Aim of the task = Leaving out every picture, copy the lines of the data exactly, from the first through the line containing "import seaborn as sns".

Information shown =
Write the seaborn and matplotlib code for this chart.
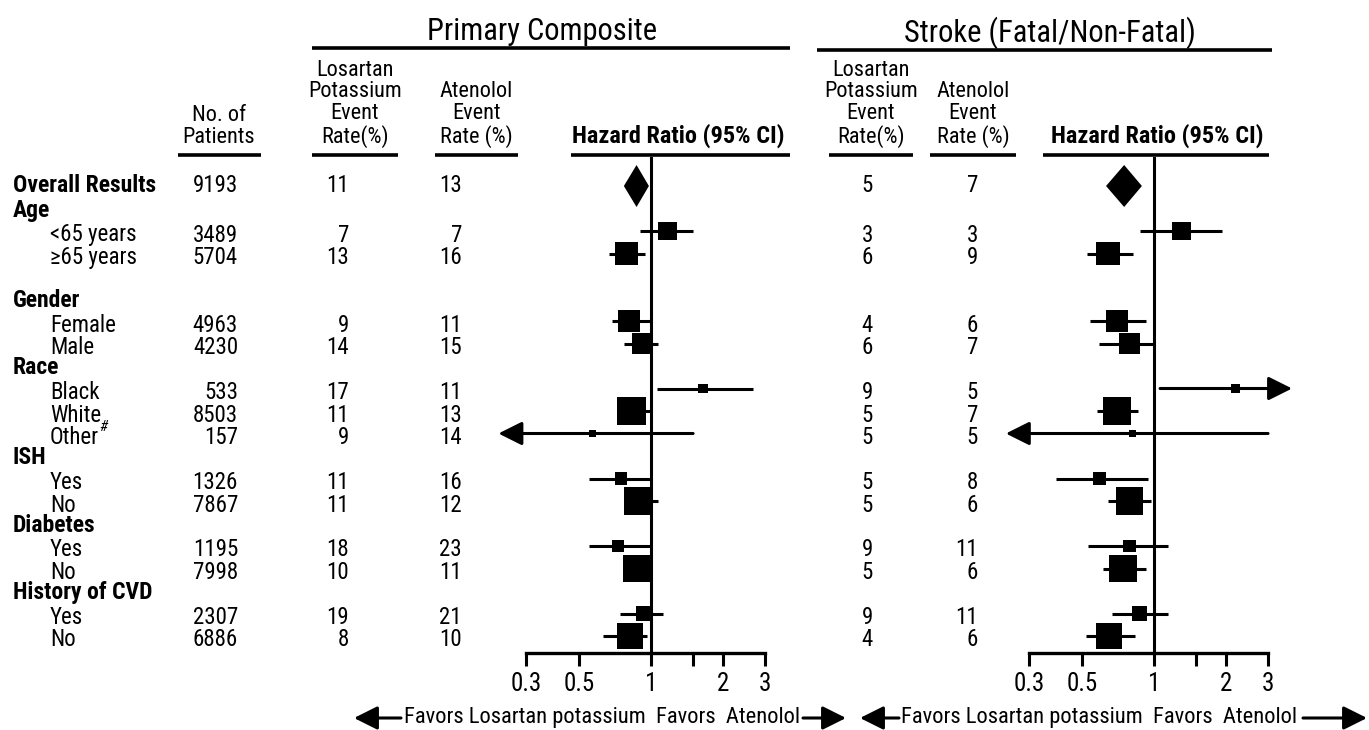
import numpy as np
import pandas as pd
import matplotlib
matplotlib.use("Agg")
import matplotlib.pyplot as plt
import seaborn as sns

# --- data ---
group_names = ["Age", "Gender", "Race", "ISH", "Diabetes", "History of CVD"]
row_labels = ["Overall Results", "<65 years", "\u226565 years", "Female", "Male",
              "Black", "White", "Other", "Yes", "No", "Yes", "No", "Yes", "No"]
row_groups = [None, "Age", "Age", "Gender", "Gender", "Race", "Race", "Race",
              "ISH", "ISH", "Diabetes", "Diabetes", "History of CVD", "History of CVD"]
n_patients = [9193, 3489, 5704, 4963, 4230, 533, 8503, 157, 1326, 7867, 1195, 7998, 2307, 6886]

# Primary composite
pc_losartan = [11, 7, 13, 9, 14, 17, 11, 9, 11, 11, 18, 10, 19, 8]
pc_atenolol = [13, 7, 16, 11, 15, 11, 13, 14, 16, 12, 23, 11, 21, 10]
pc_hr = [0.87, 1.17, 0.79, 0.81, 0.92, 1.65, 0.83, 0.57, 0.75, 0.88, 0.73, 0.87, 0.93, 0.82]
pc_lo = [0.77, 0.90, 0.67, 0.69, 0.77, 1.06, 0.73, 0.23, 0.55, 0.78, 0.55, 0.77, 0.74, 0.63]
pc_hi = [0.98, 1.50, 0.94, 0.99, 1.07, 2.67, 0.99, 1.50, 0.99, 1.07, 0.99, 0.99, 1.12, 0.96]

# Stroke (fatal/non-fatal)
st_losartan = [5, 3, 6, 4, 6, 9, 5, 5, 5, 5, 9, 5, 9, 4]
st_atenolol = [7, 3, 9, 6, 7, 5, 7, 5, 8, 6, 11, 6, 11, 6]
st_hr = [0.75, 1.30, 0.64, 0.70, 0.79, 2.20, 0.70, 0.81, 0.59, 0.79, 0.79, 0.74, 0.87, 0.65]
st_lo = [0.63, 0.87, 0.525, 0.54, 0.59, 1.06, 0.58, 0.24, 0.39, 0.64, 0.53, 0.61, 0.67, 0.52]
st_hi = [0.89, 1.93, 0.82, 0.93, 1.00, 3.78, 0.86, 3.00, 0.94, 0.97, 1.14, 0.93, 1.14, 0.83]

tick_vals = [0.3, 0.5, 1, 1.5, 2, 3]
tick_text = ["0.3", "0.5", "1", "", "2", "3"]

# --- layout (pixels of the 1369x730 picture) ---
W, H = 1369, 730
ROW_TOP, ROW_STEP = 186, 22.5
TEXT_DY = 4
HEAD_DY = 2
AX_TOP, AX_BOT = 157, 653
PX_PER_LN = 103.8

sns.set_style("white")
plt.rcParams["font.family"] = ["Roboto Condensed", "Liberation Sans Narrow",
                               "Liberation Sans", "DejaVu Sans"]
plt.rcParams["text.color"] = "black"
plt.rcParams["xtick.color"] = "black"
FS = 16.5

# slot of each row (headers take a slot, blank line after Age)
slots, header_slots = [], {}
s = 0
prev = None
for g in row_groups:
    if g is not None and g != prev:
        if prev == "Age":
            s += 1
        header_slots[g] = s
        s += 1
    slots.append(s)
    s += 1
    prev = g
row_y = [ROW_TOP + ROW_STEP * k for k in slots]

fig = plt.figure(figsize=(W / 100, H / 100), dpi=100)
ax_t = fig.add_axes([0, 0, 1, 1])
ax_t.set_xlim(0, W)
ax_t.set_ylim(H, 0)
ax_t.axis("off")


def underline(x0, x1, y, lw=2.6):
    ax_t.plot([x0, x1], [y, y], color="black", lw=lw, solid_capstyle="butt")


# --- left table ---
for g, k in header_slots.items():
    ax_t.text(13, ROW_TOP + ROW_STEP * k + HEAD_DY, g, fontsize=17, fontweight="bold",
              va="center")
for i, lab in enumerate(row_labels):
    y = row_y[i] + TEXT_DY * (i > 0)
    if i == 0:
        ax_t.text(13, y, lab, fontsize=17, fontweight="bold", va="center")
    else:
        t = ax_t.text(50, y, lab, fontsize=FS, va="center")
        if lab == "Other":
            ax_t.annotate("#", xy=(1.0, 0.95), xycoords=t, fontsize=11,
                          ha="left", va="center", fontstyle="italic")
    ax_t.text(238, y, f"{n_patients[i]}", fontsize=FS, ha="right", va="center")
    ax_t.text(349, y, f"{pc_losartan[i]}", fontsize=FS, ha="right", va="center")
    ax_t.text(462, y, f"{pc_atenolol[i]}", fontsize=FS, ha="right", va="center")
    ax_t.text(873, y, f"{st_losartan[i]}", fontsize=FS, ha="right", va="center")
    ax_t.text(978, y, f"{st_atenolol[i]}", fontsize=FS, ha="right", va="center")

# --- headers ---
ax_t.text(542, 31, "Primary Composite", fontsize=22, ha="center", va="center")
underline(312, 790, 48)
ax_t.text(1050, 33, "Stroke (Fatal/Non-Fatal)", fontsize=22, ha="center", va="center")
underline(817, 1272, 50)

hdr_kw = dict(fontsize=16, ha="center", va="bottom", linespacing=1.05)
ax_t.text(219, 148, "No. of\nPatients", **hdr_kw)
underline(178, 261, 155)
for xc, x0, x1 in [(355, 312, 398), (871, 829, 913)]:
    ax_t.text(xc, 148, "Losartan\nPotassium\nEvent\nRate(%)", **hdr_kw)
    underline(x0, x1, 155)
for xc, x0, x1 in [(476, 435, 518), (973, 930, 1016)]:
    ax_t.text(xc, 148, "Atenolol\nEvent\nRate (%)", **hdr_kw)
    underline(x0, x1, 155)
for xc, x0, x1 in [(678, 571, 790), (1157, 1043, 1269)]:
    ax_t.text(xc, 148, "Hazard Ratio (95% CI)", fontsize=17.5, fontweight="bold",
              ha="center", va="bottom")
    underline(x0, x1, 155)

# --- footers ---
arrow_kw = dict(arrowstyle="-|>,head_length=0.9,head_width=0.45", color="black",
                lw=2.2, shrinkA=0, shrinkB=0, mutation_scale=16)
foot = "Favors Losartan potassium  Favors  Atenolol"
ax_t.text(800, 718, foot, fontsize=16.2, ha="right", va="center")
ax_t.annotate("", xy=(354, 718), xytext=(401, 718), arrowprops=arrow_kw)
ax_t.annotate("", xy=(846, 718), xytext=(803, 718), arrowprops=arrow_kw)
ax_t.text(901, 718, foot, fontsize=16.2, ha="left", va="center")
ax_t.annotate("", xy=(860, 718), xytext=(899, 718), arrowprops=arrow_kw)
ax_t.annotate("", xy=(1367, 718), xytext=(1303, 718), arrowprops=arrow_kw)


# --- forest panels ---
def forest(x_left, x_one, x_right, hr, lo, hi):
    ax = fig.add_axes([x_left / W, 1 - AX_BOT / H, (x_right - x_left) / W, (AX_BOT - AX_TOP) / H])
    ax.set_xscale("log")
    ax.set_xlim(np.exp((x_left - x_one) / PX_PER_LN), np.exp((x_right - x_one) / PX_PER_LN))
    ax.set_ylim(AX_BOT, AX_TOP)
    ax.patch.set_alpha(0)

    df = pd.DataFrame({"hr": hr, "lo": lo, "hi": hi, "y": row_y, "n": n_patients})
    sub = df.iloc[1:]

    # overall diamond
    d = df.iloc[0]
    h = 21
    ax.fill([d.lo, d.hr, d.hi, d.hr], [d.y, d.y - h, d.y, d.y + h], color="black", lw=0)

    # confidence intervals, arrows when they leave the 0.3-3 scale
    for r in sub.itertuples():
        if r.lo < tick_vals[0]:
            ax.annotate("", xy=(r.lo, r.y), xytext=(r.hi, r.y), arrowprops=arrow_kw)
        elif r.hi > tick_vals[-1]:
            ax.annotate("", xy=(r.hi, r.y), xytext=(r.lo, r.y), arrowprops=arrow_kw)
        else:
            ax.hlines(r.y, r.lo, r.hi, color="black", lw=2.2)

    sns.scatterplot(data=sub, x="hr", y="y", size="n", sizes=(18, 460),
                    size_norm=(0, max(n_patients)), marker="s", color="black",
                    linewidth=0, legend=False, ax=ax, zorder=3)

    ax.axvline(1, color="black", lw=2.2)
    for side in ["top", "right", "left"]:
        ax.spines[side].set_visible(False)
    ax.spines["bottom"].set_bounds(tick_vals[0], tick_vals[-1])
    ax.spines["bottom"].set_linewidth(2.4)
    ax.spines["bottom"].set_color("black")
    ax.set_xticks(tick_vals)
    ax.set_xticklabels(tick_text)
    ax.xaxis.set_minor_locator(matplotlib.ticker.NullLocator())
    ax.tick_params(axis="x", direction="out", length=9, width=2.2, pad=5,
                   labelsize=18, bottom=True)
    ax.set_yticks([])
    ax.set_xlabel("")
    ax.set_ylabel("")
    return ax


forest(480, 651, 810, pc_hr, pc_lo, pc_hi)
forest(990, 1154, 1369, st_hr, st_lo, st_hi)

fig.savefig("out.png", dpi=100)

Full output =
Write the seaborn and matplotlib code for this chart.
import numpy as np
import pandas as pd
import matplotlib
matplotlib.use("Agg")
import matplotlib.pyplot as plt
import seaborn as sns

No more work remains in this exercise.